I saw an interesting article (http://tinyurl.com/874xys) published last Friday. Written by Sylvia Rector, a Detroit Free Press staff writer, the article reports what Detroit area restaurants are doing to ensure their dining customer’s loyalty in the difficult economy.

dining menu
Reading the article reminded me of two loyalty program maxims warranting further discussion. They are: (1) discount prices is not a strategy for customer loyalty, and (2) the best customer loyalty programs are free for the customer and profitable for the operator!
Discounts are not a customer loyalty reward. I refer to the quote attributed to Jim Eggl, restaurant operator and president of the Michigan Restaurant Association, who says “My longer view of discounting is that it does not breed loyalty. Why would you come in today and pay full price, when the same thing was half as much yesterday?” It appears Mr. Eggl understands well that one can acquire customers with temporary discounts, but the customers won’t be loyal customers when the price goes back up.
Every day low prices is a sound marketing strategy for the dominant market leaders, as evidenced by Wal-Mart, but in reality the customer is showing loyalty to the price, not the brand or particular store. It’s hard for me to imagine another big box retailer overtaking Wal-Mart anytime soon, but just imagine if there was another one. Consider for example, what would happen if the customer could find and purchase the same wide variety of products at consistently lower prices from Target? Would the customer be loyal to Wal-Mart alone? I think not!
Why make a customer pay for the privilege of sharing name, profile, and contact info, plus opting into receiving marketing promotions? I refer to the quote attributed to Matt Prentice of the Matt Prentice Restaurant Group, a restaurant chain operator in the Detroit area. Mr. Prentice says he is eliminating the membership fee for his company’s frequent-diner program, hoping to dramatically increase customer participation, so he can e-mail them directly with offers and promotions.
I predict Mr. Prentice will be happy with the result of this charge! A true loyalty program can work for all kinds of dining customers: big spenders and not-so-big, frequent and infrequent, plus recent and lapsed diners alike. Charging for membership ensures that only the best customers will join. Often it’s more difficult and costly to improve the recency, frequency and monetary metrics for the best customers segment, compared with easier, faster improvements resulting from marketing campaigns designed to recover lost customers at any level, move poor up to good, and good up to best.
Consider this simple fact. To know your best customers, you must first know all your customers and know their dining behaviors. Once you know all your customers, it becomes possible to execute promotions and measure the impact on all customer segments, lost, poor, good, and best.

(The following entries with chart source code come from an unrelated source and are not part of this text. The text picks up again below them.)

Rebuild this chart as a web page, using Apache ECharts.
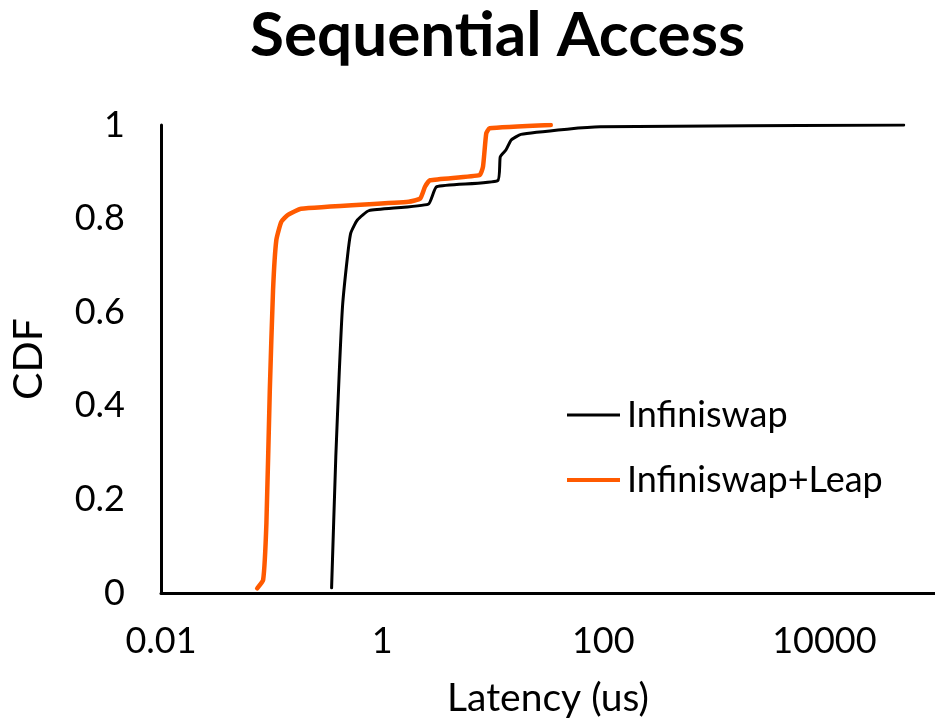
<!DOCTYPE html>
<html>
<head>
<meta charset="utf-8">
<title>Sequential Access</title>
<script src="https://cdn.jsdelivr.net/npm/echarts@6/dist/echarts.min.js"></script>
<style>
  html, body { margin: 0; padding: 0; background: #ffffff; }
  #chart { width: 935px; height: 727px; }
</style>
</head>
<body>
<div id="chart"></div>
<script>
// Latency CDF for sequential access: [latency (us), cumulative fraction]
const infiniswapLatency = [0.349, 0.381, 0.409, 0.438, 0.486, 0.520, 0.597, 0.760, 2.62, 3.11, 11.1, 11.7, 13.2, 14.7, 18.0, 47.2, 94.0, 52100];
const infiniswapCdf     = [0.011, 0.291, 0.469, 0.612, 0.719, 0.769, 0.797, 0.817, 0.831, 0.868, 0.881, 0.932, 0.947, 0.968, 0.980, 0.991, 0.996, 1.0];

const leapLatency = [0.0741, 0.0839, 0.0898, 0.0964, 0.1031, 0.1104, 0.1224, 0.1406, 0.185, 1.736, 2.21, 2.44, 2.71, 7.61, 8.17, 8.74, 9.36, 33.5];
const leapCdf     = [0.010, 0.028, 0.149, 0.434, 0.647, 0.754, 0.793, 0.808, 0.821, 0.836, 0.843, 0.868, 0.882, 0.893, 0.911, 0.982, 0.993, 1.0];

const seriesNames = ['Infiniswap', 'Infiniswap+Leap'];
const xTickValues = [0.01, 1, 100, 10000];
const xTickLabels = ['0.01', '1', '100', '10000'];

const FONT = 'Lato';
const pair = (xs, ys) => xs.map((x, i) => [x, ys[i]]);

const chart = echarts.init(document.getElementById('chart'), null, { renderer: 'canvas' });

chart.setOption({
  backgroundColor: '#ffffff',
  animation: false,
  title: {
    text: 'Sequential Access',
    left: 250,
    top: 5,
    padding: 0,
    textStyle: { fontFamily: FONT, fontWeight: 'bold', fontSize: 62, color: '#000' }
  },
  grid: { left: 157, right: 0, top: 125, bottom: 134, containLabel: false },
  legend: [
    {
      data: [seriesNames[0]],
      left: 567, top: 397, padding: 0,
      icon: 'rect', itemWidth: 53, itemHeight: 3,
      textStyle: { fontFamily: FONT, fontSize: 36, color: '#000', padding: [0, 0, 0, 2] }
    },
    {
      data: [seriesNames[1]],
      left: 567, top: 462, padding: 0,
      icon: 'rect', itemWidth: 53, itemHeight: 4,
      textStyle: { fontFamily: FONT, fontSize: 36, color: '#000', padding: [0, 0, 0, 2] }
    }
  ],
  xAxis: {
    type: 'log',
    logBase: 10,
    min: 0.01,
    max: 100000,
    name: 'Latency (us)',
    nameLocation: 'middle',
    nameGap: 86,
    nameTextStyle: { fontFamily: FONT, fontSize: 39, color: '#000' },
    axisLine: { show: true, lineStyle: { color: '#000', width: 3 } },
    axisTick: { show: false },
    splitLine: { show: false },
    axisLabel: {
      margin: 30,
      fontFamily: FONT, fontSize: 36, color: '#000',
      showMaxLabel: false,
      formatter: function (v) {
        for (let i = 0; i < xTickValues.length; i++) {
          if (Math.abs(Math.log10(v) - Math.log10(xTickValues[i])) < 1e-6) return xTickLabels[i];
        }
        return '';
      }
    }
  },
  yAxis: {
    type: 'value',
    min: 0,
    max: 1,
    interval: 0.2,
    name: 'CDF',
    nameLocation: 'middle',
    nameGap: 112,
    nameRotate: 90,
    nameTextStyle: { fontFamily: FONT, fontSize: 41, color: '#000' },
    axisLine: { show: true, lineStyle: { color: '#000', width: 3 } },
    axisTick: { show: false },
    splitLine: { show: false },
    axisLabel: { margin: 36, fontFamily: FONT, fontSize: 36, color: '#000' }
  },
  series: [
    {
      name: seriesNames[0],
      type: 'line',
      data: pair(infiniswapLatency, infiniswapCdf),
      showSymbol: false,
      symbol: 'none',
      smooth: 0.15,
      color: '#000000',
      lineStyle: { color: '#000000', width: 3, cap: 'round', join: 'round' },
      z: 2
    },
    {
      name: seriesNames[1],
      type: 'line',
      data: pair(leapLatency, leapCdf),
      showSymbol: false,
      symbol: 'none',
      smooth: 0.15,
      color: '#FF5A00',
      lineStyle: { color: '#FF5A00', width: 4.5, cap: 'round', join: 'round' },
      z: 3
    }
  ]
});
</script>
</body>
</html>
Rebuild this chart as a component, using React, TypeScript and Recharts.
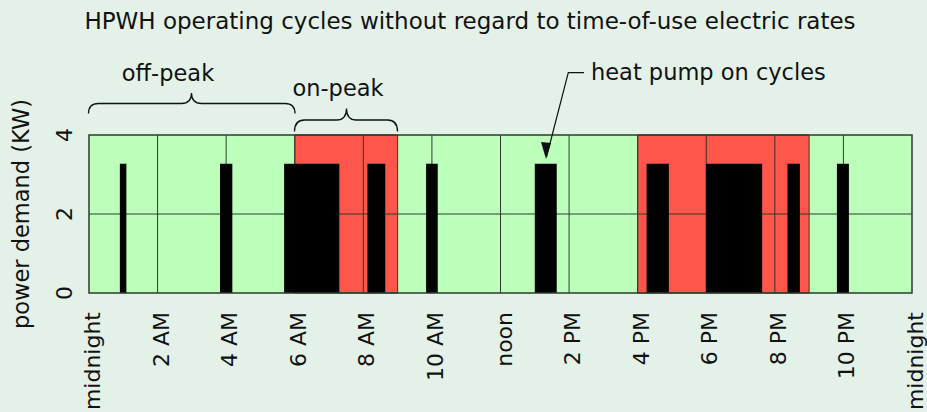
import React from 'react';
import { ComposedChart, XAxis, YAxis, CartesianGrid, ReferenceArea, ReferenceLine, Line } from 'recharts';

// hours of the day (0 = midnight) and their labels
const hourTicks = [0, 2, 4, 6, 8, 10, 12, 14, 16, 18, 20, 22, 24];
const hourLabels = ['midnight', '2 AM', '4 AM', '6 AM', '8 AM', '10 AM', 'noon', '2 PM', '4 PM', '6 PM', '8 PM', '10 PM', 'midnight'];
const demandTicks = [0, 2, 4];

// on-peak rate windows
const peakStarts = [6, 16];
const peakEnds = [9, 21];

// heat pump on cycles (hour start / end, kW)
const cycleStarts = [0.9, 3.82, 5.69, 8.12, 9.83, 13.0, 16.26, 17.99, 20.37, 21.81];
const cycleEnds = [1.09, 4.18, 7.3, 8.64, 10.17, 13.64, 16.91, 19.63, 20.73, 22.16];
const cycleKW = [3.27, 3.27, 3.27, 3.27, 3.27, 3.27, 3.27, 3.27, 3.27, 3.27];

const FONT = '"DejaVu Sans", Verdana, sans-serif';
const INK = '#111';
const GRID = '#2f3a30';

const XTick = (props: any) => {
  const { x, payload } = props;
  const bx = x + 11;
  const by = 312;
  return (
    <text x={bx} y={by} transform={`rotate(-90 ${bx} ${by})`} textAnchor="end" fontSize={22} fontFamily={FONT} fill={INK}>
      {hourLabels[hourTicks.indexOf(payload.value)]}
    </text>
  );
};

const YTick = (props: any) => {
  const { y, payload } = props;
  const bx = 72;
  return (
    <text x={bx} y={y} transform={`rotate(-90 ${bx} ${y})`} textAnchor="middle" fontSize={22} fontFamily={FONT} fill={INK}>
      {payload.value}
    </text>
  );
};

const brace = (x1: number, x2: number, tip: number, yTip: number, yLine: number, yEnd: number) => {
  const r = 10;
  return `M${x1},${yEnd} Q${x1},${yLine} ${x1 + r},${yLine} L${tip - r},${yLine} Q${tip},${yLine} ${tip},${yTip} Q${tip},${yLine} ${tip + r},${yLine} L${x2 - r},${yLine} Q${x2},${yLine} ${x2},${yEnd}`;
};

export default function App() {
  // demand profile built from the cycles (only used to give the axes a domain)
  const data: { hour: number; kw: number }[] = [{ hour: 0, kw: 0 }];
  cycleStarts.forEach((s, i) => {
    data.push({ hour: s, kw: cycleKW[i] });
    data.push({ hour: cycleEnds[i], kw: 0 });
  });
  data.push({ hour: 24, kw: 0 });

  return (
    <div style={{ position: 'absolute', left: 0, top: 0, width: 927, height: 412, background: '#e3f1e8' }}>
      <ComposedChart width={927} height={412} data={data} margin={{ top: 135, right: 15, bottom: 0, left: 29 }}>
        <CartesianGrid horizontal={false} vertical={false} fill="#bbffbb" />
        <XAxis
          dataKey="hour"
          type="number"
          domain={[0, 24]}
          ticks={hourTicks}
          interval={0}
          height={119}
          axisLine={false}
          tickLine={false}
          tick={<XTick />}
        />
        <YAxis type="number" domain={[0, 4]} ticks={demandTicks} width={60} axisLine={false} tickLine={false} tick={<YTick />} />
        <Line dataKey="kw" type="stepAfter" stroke="none" dot={false} activeDot={false} isAnimationActive={false} />
        {peakStarts.map((s, i) => (
          <ReferenceArea key={`peak${i}`} zIndex={10} x1={s} x2={peakEnds[i]} y1={0} y2={4} fill="#ff564b" fillOpacity={1} stroke={GRID} strokeWidth={1} />
        ))}
        {hourTicks.slice(1, -1).map((h) => (
          <ReferenceLine key={`gx${h}`} zIndex={20} x={h} stroke={GRID} strokeWidth={1} />
        ))}
        <ReferenceLine y={2} zIndex={20} stroke={GRID} strokeWidth={1} />
        {cycleStarts.map((s, i) => (
          <ReferenceArea key={`cyc${i}`} zIndex={900} x1={s} x2={cycleEnds[i]} y1={0} y2={cycleKW[i]} fill="#000" fillOpacity={1} stroke="none" />
        ))}
        <ReferenceArea x1={0} x2={24} y1={0} y2={4} zIndex={950} fill="none" stroke={GRID} strokeWidth={1.5} />
      </ComposedChart>
      <svg width={927} height={412} style={{ position: 'absolute', left: 0, top: 0, pointerEvents: 'none' }}>
        <text x={470} y={29} textAnchor="middle" fontSize={23} fontFamily={FONT} fill={INK}>
          HPWH operating cycles without regard to time-of-use electric rates
        </text>
        <text x={29} y={214} transform="rotate(-90 29 214)" textAnchor="middle" fontSize={22.5} fontFamily={FONT} fill={INK}>
          power demand (KW)
        </text>
        <path d={brace(88.5, 295, 191.5, 93, 103.5, 113.5)} fill="none" stroke={INK} strokeWidth={1.3} />
        <text x={168} y={81} textAnchor="middle" fontSize={22.5} fontFamily={FONT} fill={INK}>off-peak</text>
        <path d={brace(294.5, 397.5, 346.5, 108.5, 120, 131.5)} fill="none" stroke={INK} strokeWidth={1.3} />
        <text x={338} y={96} textAnchor="middle" fontSize={22.5} fontFamily={FONT} fill={INK}>on-peak</text>
        <polyline points="584,72.7 568.3,72.7 546.5,157" fill="none" stroke={INK} strokeWidth={1.2} />
        <path d="M541,142 L546,159 L551,143 z" fill={INK} />
        <text x={591} y={80} textAnchor="start" fontSize={22.5} fontFamily={FONT} fill={INK}>heat pump on cycles</text>
      </svg>
    </div>
  );
}
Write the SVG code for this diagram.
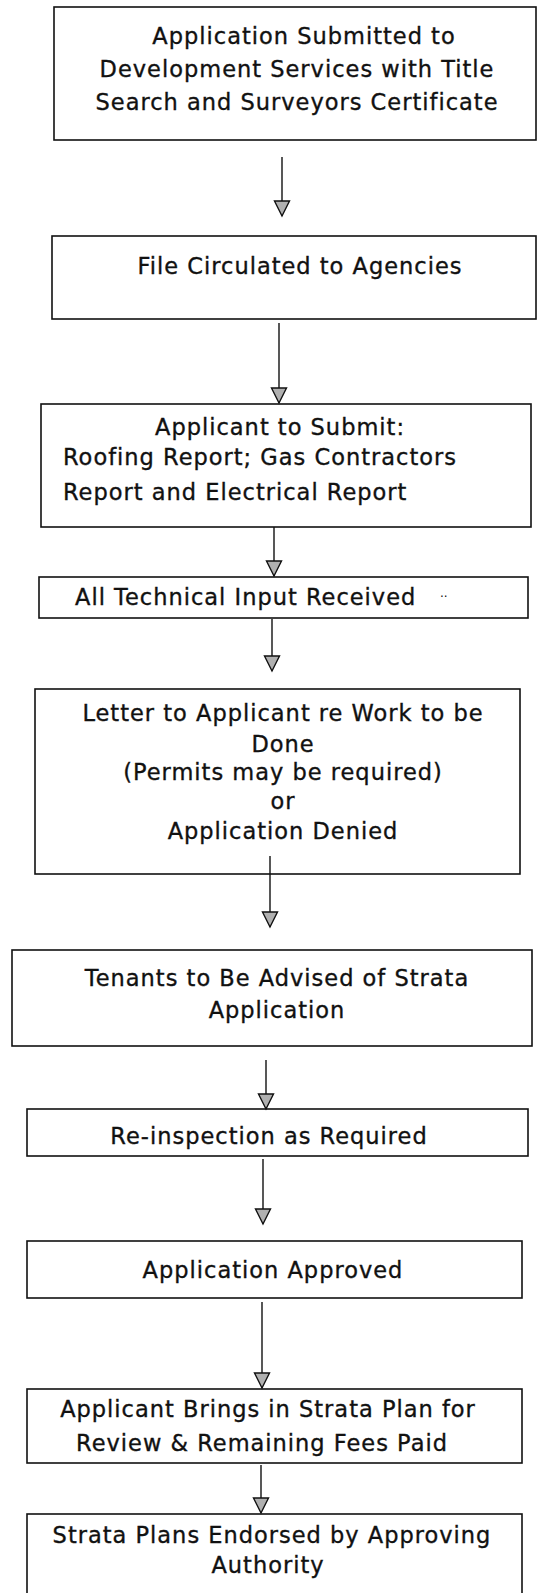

With a complete customers list and some minimal transaction history about their dining recency, frequency, and monetary levels, it becomes easier to segment the customer list and market accordingly. Identify the recent and frequent diners having average tickets, and then promote something to lift their average spend, perhaps a special deal on appetizers and dessert.
Find the recent yet infrequent diners, and then promote something to get them back in again soon. Find the long term regular diners who have inexplicably abandoned the restaurant for many weeks or perhaps months, and promote something special to win them back! Find families that dine together most often on weekend nights and run special promotions to get them back in on a less busy weeknight. My personal favorite is kids eat free on Tuesday promotions! Knowing the size of family and first names and birthdates of individual family members is important for this. Thos who have read my blog will know I believe birthday recognition offers guaranteed sales promotion winners!
The ideas go on and on, but the real secret sauce in Mr. Prentice’s comment is that once he acquires a bigger list of customers, all who enroll for free and provide their contact information and demographic data, he can massage the customer database and target market special offers using less expensive marketing channels like email, text, and telephone.
A well designed and executed customer loyalty programs should be free for the consumer AND profitable for the program operator. Attractive returns on investment (ROI) are both predictable and the actual results measurable.